The exercise — Write every entry out again exactly, please, and skip the pictures.

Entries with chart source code
····················
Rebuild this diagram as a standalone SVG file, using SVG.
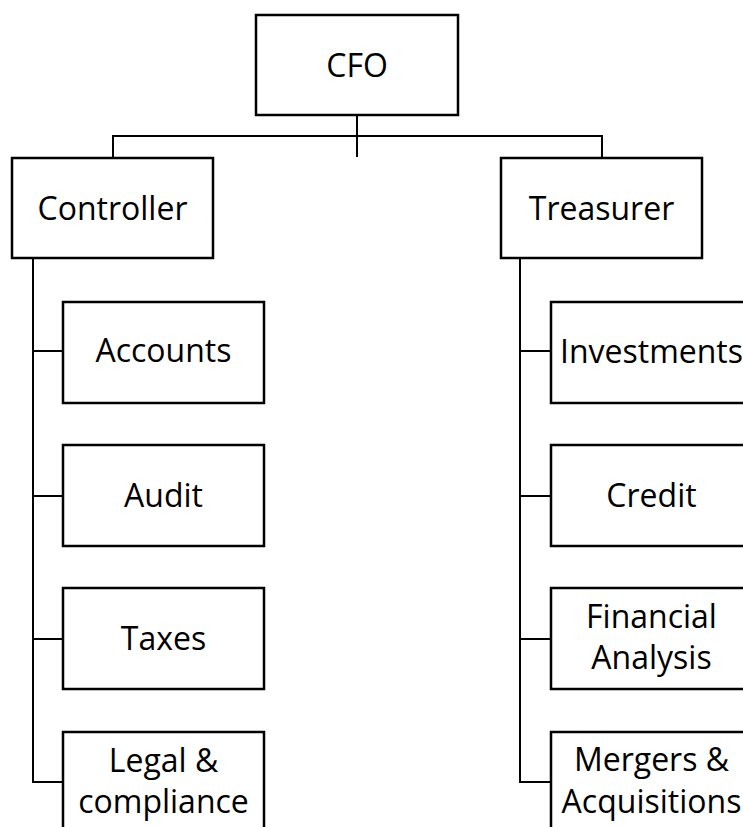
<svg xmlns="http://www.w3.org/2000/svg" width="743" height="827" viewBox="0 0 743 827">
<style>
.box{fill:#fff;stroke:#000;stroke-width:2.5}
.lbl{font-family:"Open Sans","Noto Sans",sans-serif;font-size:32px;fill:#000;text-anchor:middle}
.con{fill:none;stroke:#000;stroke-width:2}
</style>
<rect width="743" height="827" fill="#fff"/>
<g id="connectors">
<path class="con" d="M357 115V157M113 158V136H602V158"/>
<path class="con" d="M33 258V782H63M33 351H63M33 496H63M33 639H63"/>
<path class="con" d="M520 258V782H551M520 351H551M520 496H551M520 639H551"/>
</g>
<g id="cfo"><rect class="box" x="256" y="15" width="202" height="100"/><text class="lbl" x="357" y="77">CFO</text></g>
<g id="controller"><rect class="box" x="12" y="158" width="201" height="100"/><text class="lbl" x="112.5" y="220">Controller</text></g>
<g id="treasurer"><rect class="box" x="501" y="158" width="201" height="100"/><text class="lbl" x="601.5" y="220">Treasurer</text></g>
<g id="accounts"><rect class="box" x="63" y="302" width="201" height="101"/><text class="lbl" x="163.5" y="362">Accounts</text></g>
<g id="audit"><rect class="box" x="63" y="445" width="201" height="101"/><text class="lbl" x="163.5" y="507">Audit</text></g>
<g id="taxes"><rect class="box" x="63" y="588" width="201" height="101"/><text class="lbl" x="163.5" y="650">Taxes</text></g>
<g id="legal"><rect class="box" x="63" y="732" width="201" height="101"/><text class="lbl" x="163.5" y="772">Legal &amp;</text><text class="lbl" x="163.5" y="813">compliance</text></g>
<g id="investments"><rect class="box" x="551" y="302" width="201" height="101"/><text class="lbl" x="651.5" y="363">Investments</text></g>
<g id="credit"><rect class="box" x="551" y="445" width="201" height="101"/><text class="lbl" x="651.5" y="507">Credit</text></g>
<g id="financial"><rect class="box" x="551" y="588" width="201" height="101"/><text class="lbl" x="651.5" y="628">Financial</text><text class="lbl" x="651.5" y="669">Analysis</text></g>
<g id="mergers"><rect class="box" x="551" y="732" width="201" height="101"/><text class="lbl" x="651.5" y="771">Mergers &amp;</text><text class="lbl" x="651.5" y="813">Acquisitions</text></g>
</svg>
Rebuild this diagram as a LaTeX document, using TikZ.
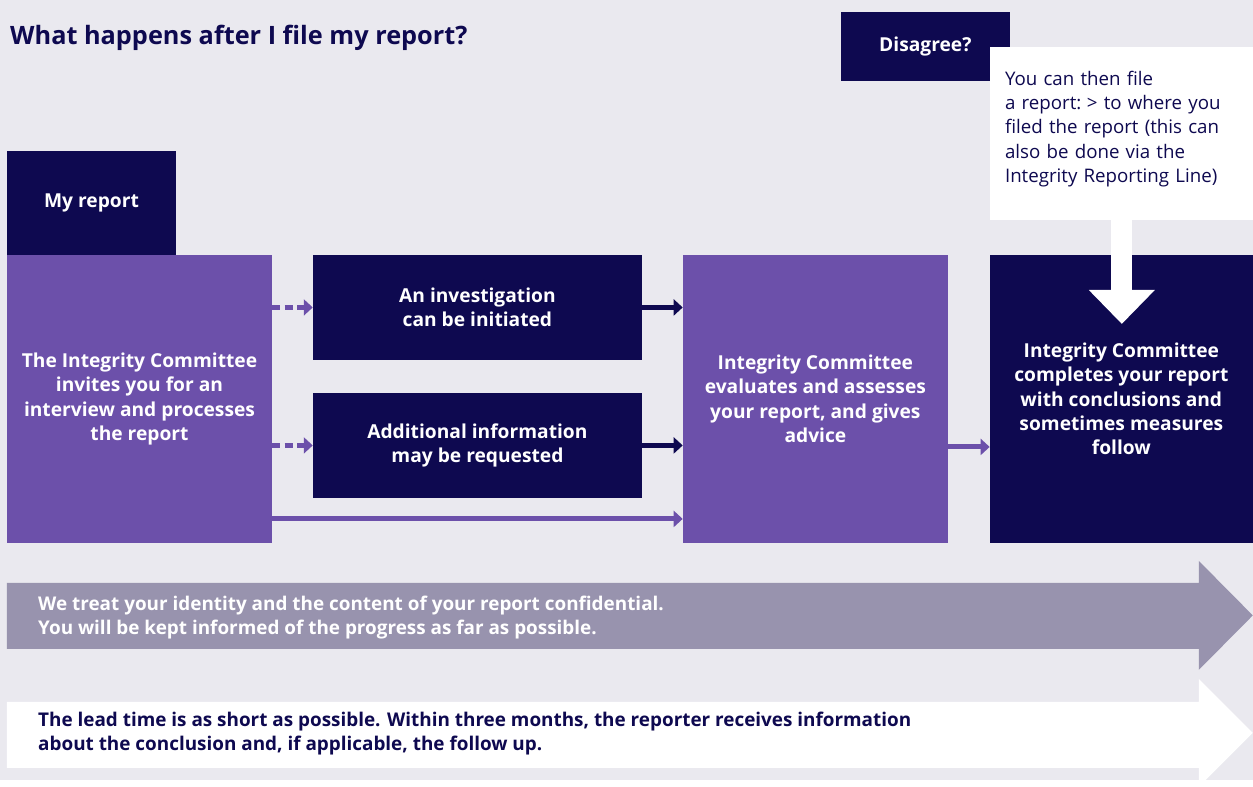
····················
Result below —
Rebuild this diagram as a standalone SVG file, using SVG.
<svg xmlns="http://www.w3.org/2000/svg" width="743" height="827" viewBox="0 0 743 827">
<style>
.box{fill:#fff;stroke:#000;stroke-width:2.5}
.lbl{font-family:"Open Sans","Noto Sans",sans-serif;font-size:32px;fill:#000;text-anchor:middle}
.con{fill:none;stroke:#000;stroke-width:2}
</style>
<rect width="743" height="827" fill="#fff"/>
<g id="connectors">
<path class="con" d="M357 115V157M113 158V136H602V158"/>
<path class="con" d="M33 258V782H63M33 351H63M33 496H63M33 639H63"/>
<path class="con" d="M520 258V782H551M520 351H551M520 496H551M520 639H551"/>
</g>
<g id="cfo"><rect class="box" x="256" y="15" width="202" height="100"/><text class="lbl" x="357" y="77">CFO</text></g>
<g id="controller"><rect class="box" x="12" y="158" width="201" height="100"/><text class="lbl" x="112.5" y="220">Controller</text></g>
<g id="treasurer"><rect class="box" x="501" y="158" width="201" height="100"/><text class="lbl" x="601.5" y="220">Treasurer</text></g>
<g id="accounts"><rect class="box" x="63" y="302" width="201" height="101"/><text class="lbl" x="163.5" y="362">Accounts</text></g>
<g id="audit"><rect class="box" x="63" y="445" width="201" height="101"/><text class="lbl" x="163.5" y="507">Audit</text></g>
<g id="taxes"><rect class="box" x="63" y="588" width="201" height="101"/><text class="lbl" x="163.5" y="650">Taxes</text></g>
<g id="legal"><rect class="box" x="63" y="732" width="201" height="101"/><text class="lbl" x="163.5" y="772">Legal &amp;</text><text class="lbl" x="163.5" y="813">compliance</text></g>
<g id="investments"><rect class="box" x="551" y="302" width="201" height="101"/><text class="lbl" x="651.5" y="363">Investments</text></g>
<g id="credit"><rect class="box" x="551" y="445" width="201" height="101"/><text class="lbl" x="651.5" y="507">Credit</text></g>
<g id="financial"><rect class="box" x="551" y="588" width="201" height="101"/><text class="lbl" x="651.5" y="628">Financial</text><text class="lbl" x="651.5" y="669">Analysis</text></g>
<g id="mergers"><rect class="box" x="551" y="732" width="201" height="101"/><text class="lbl" x="651.5" y="771">Mergers &amp;</text><text class="lbl" x="651.5" y="813">Acquisitions</text></g>
</svg>
Rebuild this diagram as a LaTeX document, using TikZ.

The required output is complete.